2023年の「Xゲームズ」千葉大会に出場した永原悠路

 アクションスポーツの祭典「X Games Chiba 2024」(Xゲームズ千葉大会)が千葉市の幕張メッセで9月20~22日に開かれる。スケートボード男子パークに臨むのが永原 悠路 ゆうろ(19)(太陽ホールディングス)だ。まだ五輪で唯一、日本勢が表彰台に登れていない種目にあって、「日本男子が活躍できていない状況を変えていかないといけない。自分ならできる」。日本男子パーク界の旗手の懸ける思いは強い。(大阪運動部 井上敬雄)

五輪で得た経験

 パリ五輪は予選敗退と悔しさを残した。予選のラン1本目から「キックフリップ・ボディーバリアル・540(ファイブフォーティー)」を成功。空中で体を1回転半させながら、板を1回転させる世界屈指の高難度トリックを決めた。ただ、その後はコースの縁での技でバランスを崩し、本来の構成を変更せざるを得なかった。何とか踏ん張って滑りきったものの点数は伸びず、2、3本目はミスが続いた。

 15位。自身が置かれた現在地が示されたと言っていい。永原は「きれいに決めきってこその大技。全部出し切って、どれだけ戦えたのか知りたかった」と唇をかむしかなかった。

 初の大舞台では不完全燃焼に終わったが、19歳にして日本男子が踏み入れたことのない道を歩んできた経験は今後に生きるはずだ。長野県白馬村出身。冬季競技が盛んな地域で夏季競技を選び、小学生時代から頭角を現した。2021年夏には「目の前が真っ暗になった」という右 大腿 (だいたい)骨開放骨折で全治約6か月の重傷を負いながら復活し、22年に日本選手権で初優勝。23年の世界選手権では日本勢初の決勝進出(7位)と、この3年間で大きく飛躍した。

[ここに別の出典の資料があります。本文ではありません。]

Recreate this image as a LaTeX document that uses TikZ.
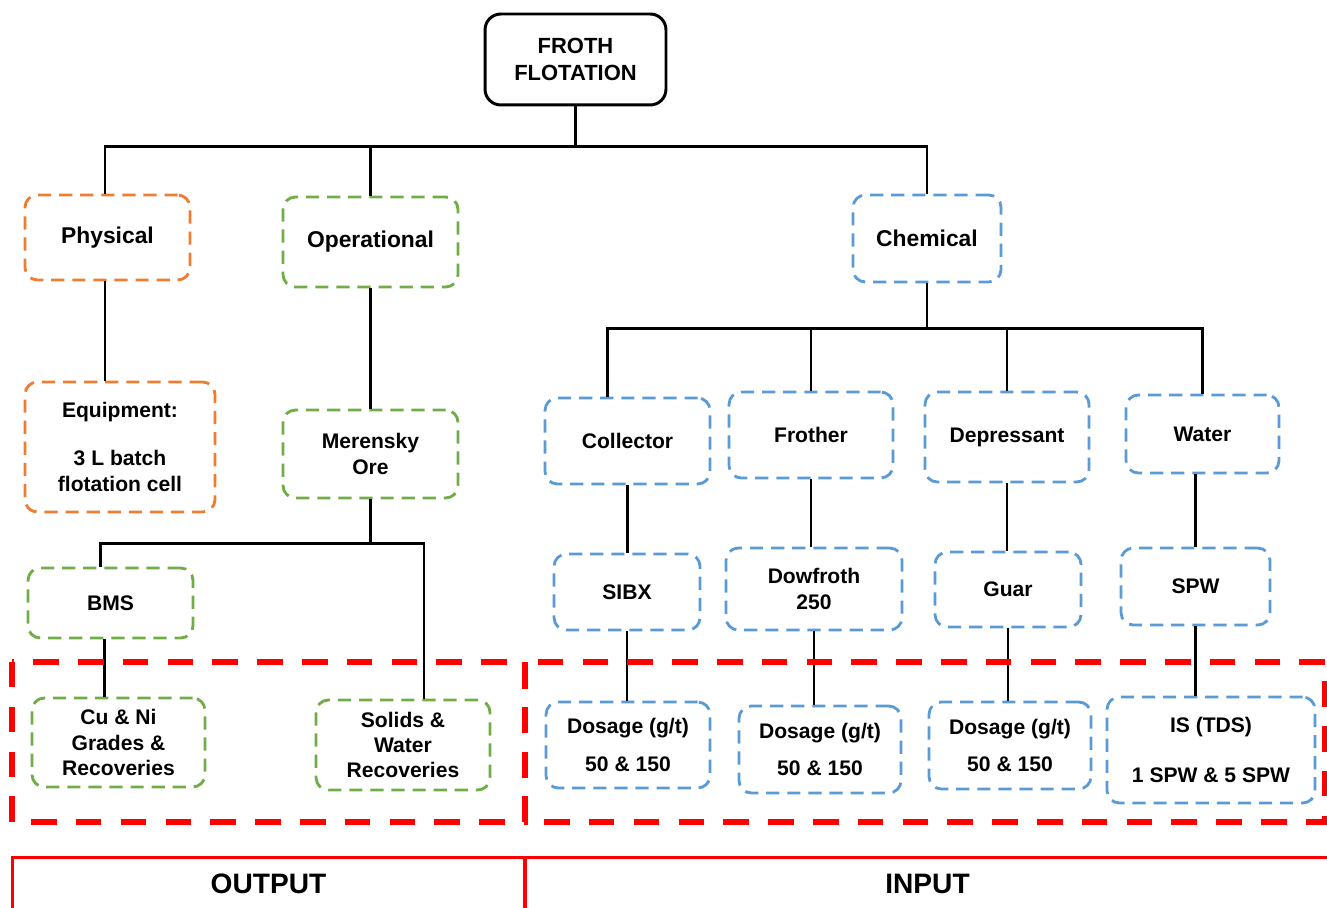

 生活習慣や食事も見直した。軽さを維持しつつ必要な筋力をつけるため、昨年末にはインドネシアやフィリピンに渡ってサーフィンで体幹や上半身を鍛えるなど他競技のトレーニングも積極的に取り入れてきた。「確実に筋肉をまとった体を変えていかないと上にはいけない。サーフィンは一瞬一瞬が勝負で、1秒でも遅れを取っちゃいけないスポーツでもあり、メンタルトレーニングにもなった」と言う。新たな取り組みへの手応えは確かにある。

足りていないのは「経験値」

 今、最大の課題は「大会の経験値が圧倒的に足りていない」こと。コースの設計もはやり廃りがある中で、競技の本流を歩むには「海外に行ってトップと同じ空気を吸いながら練習しないといけない」。今後は武者修行もより活発に行う青写真を描く。

 同時に、現状でも「実力的には足りてないわけではない。力を発揮できれば世界とも全然戦える」との思いは揺らいでいない。その言葉を証明するのが今大会となる。「小さい頃から見ていて、やっぱり憧れの舞台。憧れの選手も出ていた。今、自分が出る側になって憧れられる存在にならないといけない」と誓う。

 2022年のXゲームズ千葉大会では4位となり、表彰台まであと一歩に迫った。今回は途中で切られたような変則的なコース設定となっているが、「発想力が必要になる。パークをうまく利用した使い方をできれば」と意欲をかき立てられている。「もちろんメダルへの挑戦はする。それ以上に世界のトップスケーターと一緒に滑れることに感謝して、自分の滑りを出し切れれば」

 そう話した直後の8月末、米オレゴン州で行われた「ROCKSTAR ENERGY OPEN」では主要な国際大会で初優勝を飾った。何よりも評価されるのは、東京、パリと五輪連覇を果たしたキーガン・パーマー(豪)、パリ五輪銀メダルのトム・シャー(米)らを抑えての快挙だった点だ。SNSには「間違いなく人生で最も最高の瞬間だった」と記した。世界トップと十分に渡り合える。そんな確信を持って自国開催の大舞台に挑む。